Another potential major source rock is the Cenomanian- Turonian shales associated with OAE 2. Encountered on the shelf by well 2012/13-1 with Total Organic Carbon (TOC) content of 5%, the shales were thermally immature, but indicated the possibility that, where sufficiently buried, they could generate hydrocarbons. 

Syn- and Post-Rift Reservoirs 

Early Cretaceous late syn-rift reservoirs have been proven by the Kudu Field. Interestingly, the original reservoir target for this field was in the Upper Cretaceous post-rift, but poor reservoir results in the post-rift led Chevron to drill deeper into the syn-rift. The reservoir at Kudu is complex, with development being hampered by high pressures and porosity and permeability reduction. These complexities, combined with commercial export issues, have led to stagnation of development from the initial discovery in 1974 to anticipated production by 2017. The reservoir lithology is Neocomian Aeolian sandstones, with porosity and permeability values reaching up to 20% and 767 mD respectively, and preservation at depth due to early calcite cementation and secondary porosity generation due to leaching. The deeper syn-rift remains untested, though thick packages are clearly visible on seismic data. 

Aptian carbonates have been proven in Namibia by recent drilling campaigns. However, good quality reservoir has proved difficult to find. The primary target of HRT’s Wingat-1 was a high amplitude interval interpreted as a set of prograding carbonates – the well did encounter carbonates, but found only low quality lime muds. Moosehead-1 also targeted a fourway- dip closed carbonate of Aptian age which failed due to a lack of porosity development.

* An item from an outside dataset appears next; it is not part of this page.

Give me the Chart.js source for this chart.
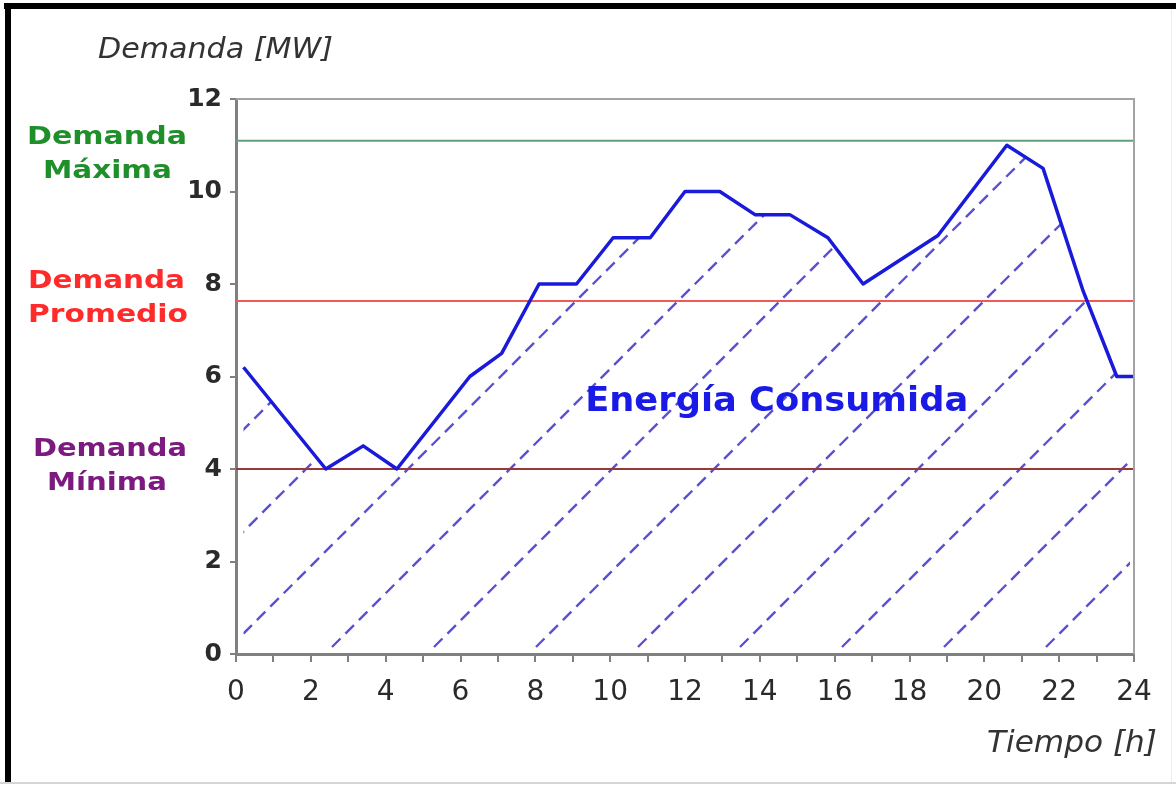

Understanding these carbonate systems is difficult, but as exploration increases, so does comprehension of the geology, and thus a more detailed picture of facies distribution will begin to unfold. This allows more focused targeting of good quality carbonate reservoirs. 

The final and perhaps the most promising reservoirs are the Late Cretaceous turbidite channel and fan systems with up-dip stratigraphic and structural traps. The secondary target of Murombe-1 was a Santonian-age channel complex and although water-wet, the 36m of net sand within a 242m interval had an average porosity of 15%. These types of traps are becoming a common target around the world and there are some significant problems to overcome – not least finding a working trapping mechanism and defining migration pathways from source to reservoir sandstones.

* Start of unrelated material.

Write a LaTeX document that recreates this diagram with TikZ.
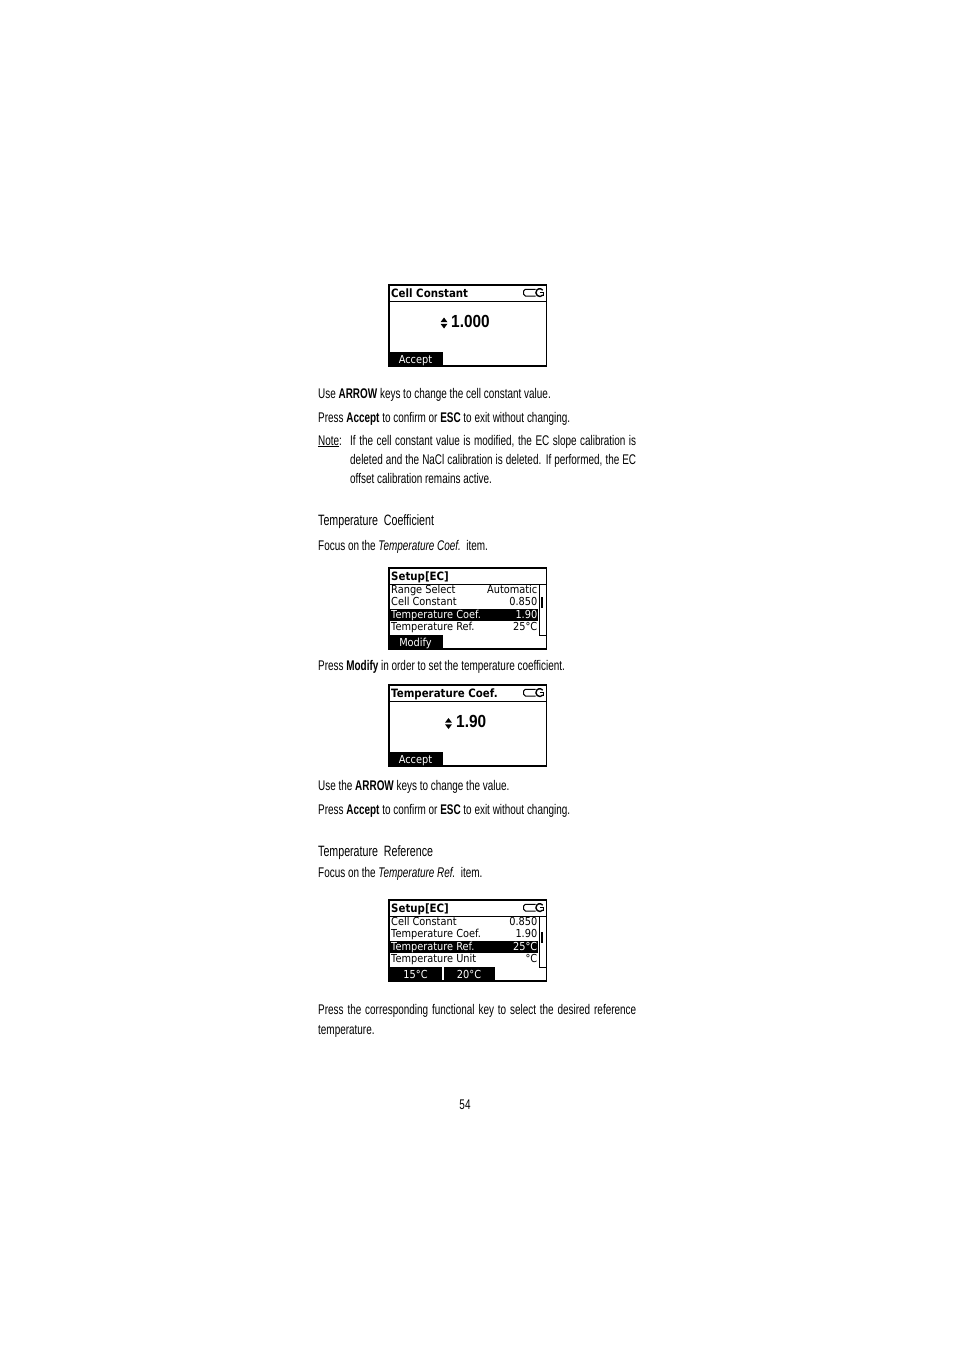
\documentclass[tikz,border=0pt]{standalone}
\usepackage{fontspec}
\setmainfont{Liberation Sans}[FakeStretch=0.71]
\newfontfamily\lcdfont{DejaVu Sans}[FakeStretch=0.89]
\newfontfamily\valfont{Liberation Sans}[FakeStretch=0.88]

\newcommand{\lcdframe}[2]{
	\pgfmathsetmacro{\LFtop}{#2}
	\pgfmathsetmacro{\LFsep}{#2+16}
	\pgfmathsetmacro{\LFbot}{#2+81}
	\draw[lcdline] (389,\LFtop) rectangle (546.5,\LFbot);
	\draw[line width=1pt] (389,\LFsep) -- (546.5,\LFsep);
	\coordinate (#1) at (389,\LFtop);
}

\newcommand{\plugicon}[1]{
	\pgfmathsetmacro{\PIa}{#1+4.3}
	\pgfmathsetmacro{\PIb}{#1+11}
	\pgfmathsetmacro{\PIc}{#1+7.6}
	\draw[line width=1pt, rounded corners=1.8pt] (535.5,\PIa) -- (523.5,\PIa) -- (523.5,\PIb) -- (535.5,\PIb);
	\draw[line width=1.4pt] (539.8,\PIc) ++(40:3.9) arc (40:320:3.9);
	\draw[line width=1.4pt] (539.8,\PIc) -- (543.4,\PIc) -- (543.4,\PIb);
}

\newcommand{\updn}[2]{
	\pgfmathsetmacro{\UDxa}{#1}
	\pgfmathsetmacro{\UDxb}{#1+7}
	\pgfmathsetmacro{\UDxc}{#1+3.5}
	\pgfmathsetmacro{\UDya}{#2-0.8}
	\pgfmathsetmacro{\UDyb}{#2+0.8}
	\fill (\UDxa,\UDya) -- (\UDxb,\UDya) -- (\UDxc,#2-5.5) -- cycle;
	\fill (\UDxa,\UDyb) -- (\UDxb,\UDyb) -- (\UDxc,#2+5.5) -- cycle;
}

\newcommand{\lcdscroll}[2]{
	\draw[line width=0.9pt] (539,#1+16) -- (539,#1+67) -- (546,#1+67);
	\fill (540.8,#2) rectangle (543.4,#2+11);
}

\tikzset{
	bodytext/.style={anchor=base west, inner sep=0pt, font=\fontsize{14}{19}\selectfont},
	headtext/.style={anchor=base west, inner sep=0pt, font=\fontsize{15}{19}\selectfont},
	lcdtitle/.style={anchor=base west, inner sep=0pt, font=\lcdfont\bfseries\fontsize{11.5}{12}\selectfont},
	lcdrow/.style={anchor=base west, inner sep=0pt, font=\lcdfont\fontsize{11}{12}\selectfont},
	lcdnum/.style={lcdrow, anchor=base east},
	tabtext/.style={anchor=base, inner sep=0pt, text=white, font=\lcdfont\fontsize{11}{12}\selectfont},
	bigval/.style={anchor=base west, inner sep=0pt, font=\valfont\bfseries\fontsize{17.5}{20}\selectfont},
	lcdline/.style={line width=1.9pt},
}

\begin{document}
\begin{tikzpicture}[x=1pt, y=-1pt]
\fill[white] (0,0) rectangle (954,1351);
\useasboundingbox (0,0) rectangle (954,1351);

% screen: cell constant
\fill (389,352) rectangle (443,366);
\lcdframe{scrA}{285}
\plugicon{285}
\node[lcdtitle] (scrAtitle) at (391,297) {Cell Constant};
\node[bigval] (scrAval) at (451,327) {1.000};
\updn{440.5}{323}
\node[tabtext] (scrAtab) at (415.5,363) {Accept};

\node[bodytext] (useA) at (318,398) {Use \textbf{ARROW} keys to change the cell constant value.};
\node[bodytext] (pressA) at (318,422) {Press \textbf{Accept} to confirm or \textbf{ESC} to exit without changing.};
\node[bodytext] (note) at (318,445) {\underline{Note}:};
\node[bodytext] (noteA) at (350,445) {\makebox[286pt][s]{If the cell constant value is modified, the EC slope calibration is}};
\node[bodytext] (noteB) at (350,464) {\makebox[286pt][s]{deleted and the NaCl calibration is deleted. If performed, the EC}};
\node[bodytext] (noteC) at (350,483) {offset calibration remains active.};

\node[headtext] (headA) at (318,525) {Temperature\ \ Coefficient};
\node[bodytext] (focusA) at (318,550) {Focus on the \textit{Temperature Coef.}\ \ item.};

% screen: setup, coefficient selected
\fill (389,609) rectangle (537.5,621);
\fill (389,635) rectangle (443,649);
\lcdframe{scrB}{568}
\lcdscroll{568}{597}
\node[lcdtitle] (scrBtitle) at (391,580) {Setup[EC]};
\node[lcdrow] (scrBa) at (391,593) {Range Select};
\node[lcdnum] (scrBav) at (537.5,593) {Automatic};
\node[lcdrow] (scrBb) at (391,605.5) {Cell Constant};
\node[lcdnum] (scrBbv) at (537.5,605.5) {0.850};
\node[lcdrow, text=white] (scrBc) at (391,618) {Temperature Coef.};
\node[lcdnum, text=white] (scrBcv) at (537.5,618) {1.90};
\node[lcdrow] (scrBd) at (391,630.5) {Temperature Ref.};
\node[lcdnum] (scrBdv) at (537.5,630.5) {25°C};
\node[tabtext] (scrBtab) at (415.5,646) {Modify};

\node[bodytext] (pressB) at (318,670) {Press \textbf{Modify} in order to set the temperature coefficient.};

% screen: temperature coefficient
\fill (389,752) rectangle (443,766);
\lcdframe{scrC}{685}
\plugicon{685}
\node[lcdtitle] (scrCtitle) at (391,697) {Temperature Coef.};
\node[bigval] (scrCval) at (456,727.5) {1.90};
\updn{445}{723.5}
\node[tabtext] (scrCtab) at (415.5,763) {Accept};

\node[bodytext] (useC) at (318,790) {Use the \textbf{ARROW} keys to change the value.};
\node[bodytext] (pressC) at (318,814) {Press \textbf{Accept} to confirm or \textbf{ESC} to exit without changing.};

\node[headtext] (headB) at (318,856) {Temperature\ \ Reference};
\node[bodytext] (focusB) at (318,877) {Focus on the \textit{Temperature Ref.}\ \ item.};

% screen: setup, reference selected
\fill (389,941) rectangle (537.5,953);
\fill (389,967) rectangle (442,981);
\fill (443.5,967) rectangle (495,981);
\lcdframe{scrD}{900}
\plugicon{900}
\lcdscroll{900}{932}
\node[lcdtitle] (scrDtitle) at (391,912) {Setup[EC]};
\node[lcdrow] (scrDa) at (391,925) {Cell Constant};
\node[lcdnum] (scrDav) at (537.5,925) {0.850};
\node[lcdrow] (scrDb) at (391,937.5) {Temperature Coef.};
\node[lcdnum] (scrDbv) at (537.5,937.5) {1.90};
\node[lcdrow, text=white] (scrDc) at (391,950) {Temperature Ref.};
\node[lcdnum, text=white] (scrDcv) at (537.5,950) {25°C};
\node[lcdrow] (scrDd) at (391,962.5) {Temperature Unit};
\node[lcdnum] (scrDdv) at (537.5,962.5) {°C};
\node[tabtext] (scrDtabA) at (415.5,978) {15°C};
\node[tabtext] (scrDtabB) at (469,978) {20°C};

\node[bodytext] (pressD) at (318,1014) {\makebox[318pt][s]{Press the corresponding functional key to select the desired reference}};
\node[bodytext] (pressE) at (318,1034) {temperature.};

\node[bodytext, anchor=base] (page) at (465,1109) {54};
\end{tikzpicture}
\end{document}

  • Broadband imaging has allowed for the visualisation of deeper and more subtle imaging as shown by clearly identifiable sub-SDR syn-rift fill and incised channel sequences.

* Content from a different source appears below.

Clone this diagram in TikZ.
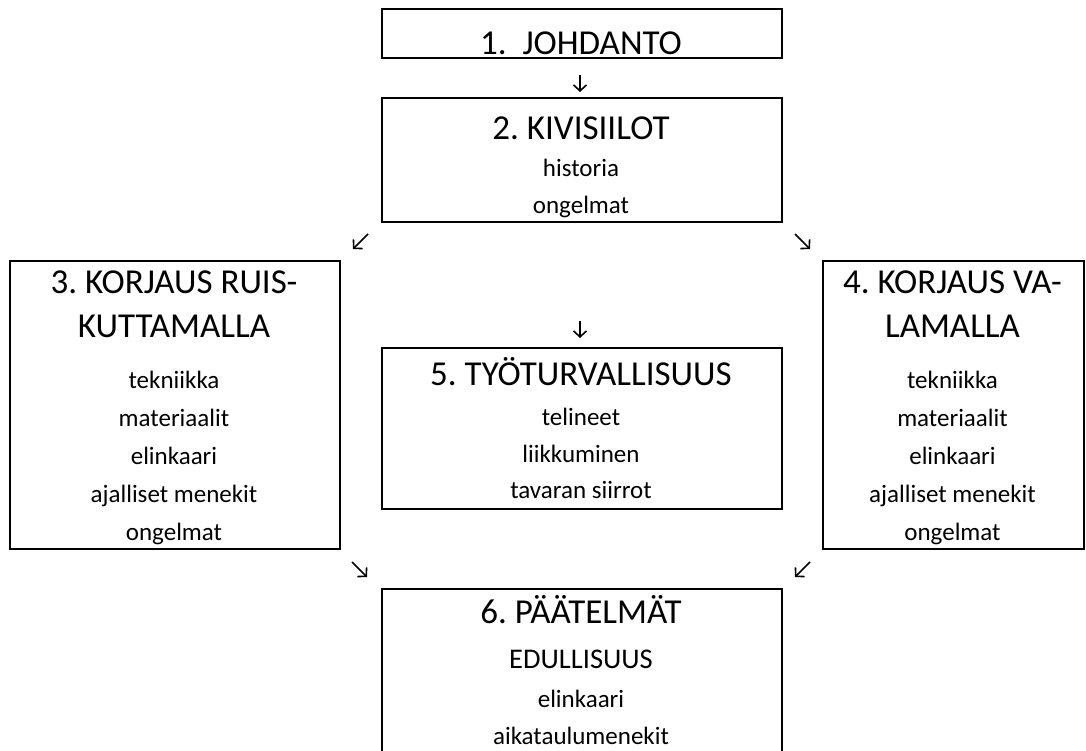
\documentclass[tikz,border=0pt]{standalone}
\usepackage{fontspec}
\setmainfont{Carlito}
\usetikzlibrary{arrows.meta}
\frenchspacing
\begin{document}
\begin{tikzpicture}[x=1pt,y=-1pt,
  box/.style={draw,line width=1.8pt,inner sep=0pt,anchor=north west},
  ttl/.style={font=\fontsize{35}{40}\selectfont,anchor=base,inner sep=0pt},
  mid/.style={font=\fontsize{28.5}{34}\selectfont,anchor=base,inner sep=0pt},
  itm/.style={font=\fontsize{25}{30}\selectfont,anchor=base,inner sep=0pt},
  arr/.style={-{Straight Barb[length=6pt,width=13pt,line width=1.6pt]},line width=1.6pt}]
  \useasboundingbox (0,0) rectangle (1086,750);
  \clip (0,0) rectangle (1086,750);
  % 1 intro
  \node[box,minimum width=400pt,minimum height=49pt] (johdanto) at (381,8) {};
  \node[ttl] (johdanto-t) at (581,54) {1.~~JOHDANTO};
  % 2 silos
  \node[box,minimum width=400pt,minimum height=124pt] (siilot) at (381,97) {};
  \node[ttl] (siilot-t) at (581,139) {2. KIVISIILOT};
  \node[itm] (siilot-1) at (581,176) {historia};
  \node[itm] (siilot-2) at (581,213) {ongelmat};
  % 3 spraying
  \node[box,minimum width=330pt,minimum height=288pt] (ruisku) at (9,260) {};
  \node[ttl] (ruisku-t) at (174,293.5) {3. KORJAUS RUIS-};
  \node[ttl] (ruisku-t2) at (174,337) {KUTTAMALLA};
  \foreach \t [count=\i from 0] in {tekniikka,materiaalit,elinkaari,ajalliset menekit,ongelmat}
    \node[itm] (ruisku-\i) at (174,388+38*\i) {\t};
  % 4 casting
  \node[box,minimum width=261pt,minimum height=288pt] (valu) at (822,260) {};
  \node[ttl] (valu-t) at (952.5,293.5) {4. KORJAUS VA-};
  \node[ttl] (valu-t2) at (952.5,337) {LAMALLA};
  \foreach \t [count=\i from 0] in {tekniikka,materiaalit,elinkaari,ajalliset menekit,ongelmat}
    \node[itm] (valu-\i) at (952.5,388+38*\i) {\t};
  % 5 safety
  \node[box,minimum width=400pt,minimum height=161pt] (turva) at (381,347) {};
  \node[ttl] (turva-t) at (581,385) {5. TYÖTURVALLISUUS};
  \foreach \t [count=\i from 0] in {telineet,liikkuminen,tavaran siirrot}
    \node[itm] (turva-\i) at (581,425.5+36.5*\i) {\t};
  % 6 conclusions
  \node[box,minimum width=400pt,minimum height=200pt] (paatelmat) at (381,588) {};
  \node[ttl] (paatelmat-t) at (581,623.5) {6. PÄÄTELMÄT};
  \node[mid] (paatelmat-m) at (581,668) {EDULLISUUS};
  \node[itm] (paatelmat-1) at (581,707) {elinkaari};
  \node[itm] (paatelmat-2) at (581,744) {aikataulumenekit};
  % small arrows
  \coordinate (a1) at (580,75);  \coordinate (a1e) at (580,92);
  \coordinate (a2) at (368,234); \coordinate (a2e) at (353,249);
  \coordinate (a3) at (795,234); \coordinate (a3e) at (810,249);
  \coordinate (a4) at (580,321); \coordinate (a4e) at (580,338);
  \coordinate (a5) at (352,562); \coordinate (a5e) at (367,577);
  \coordinate (a6) at (810,562); \coordinate (a6e) at (795,577);
  \foreach \a in {a1,a2,a3,a4,a5,a6}
    \draw[arr] (\a) -- (\a e);
\end{tikzpicture}
\end{document}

  • Broadband imaging has allowed for the visualisation of deeper and more subtle imaging as shown by clearly identifiable sub-SDR syn-rift fill and incised channel sequences.

Seal and Trap 

An adequate seal is perhaps the final piece missing in the Namibian jigsaw puzzle. Many of the wells drilled offshore Namibia have had good evidence of source and reservoir, but have only had hydrocarbon shows. In wells located on the shelf, thick clastic sequences have been found with very little shale to act as a seal for the sandstone reservoirs. On the other hand, some wells have encountered the opposite problem – thick shale sequences with little sandstone. 

There is clearly plenty of shale in the Namibian system. As exploration is focused offshore and into deeper waters, the presence of shales will be almost guaranteed and the risk of seal failure will be significantly reduced. 

Exciting Future 

Even the brief analysis of the petroleum system presented in this article shows that offshore Namibia has an exciting future for hydrocarbon exploration. Although dry, the recent wells have proven several previously unknown elements of the petroleum system. 

Broadband seismic has improved the imaging of syn-rift and post-rift structures, enabling more confident identification and mapping of prospects. These data clearly demonstrate the presence of thick syn- and post-rift packages and thick sediment in deep water. The improved imaging and resolution provided by this type of seismic acquisition significantly de-risks exploration in frontier areas, something that is of high importance where well costs are extremely high.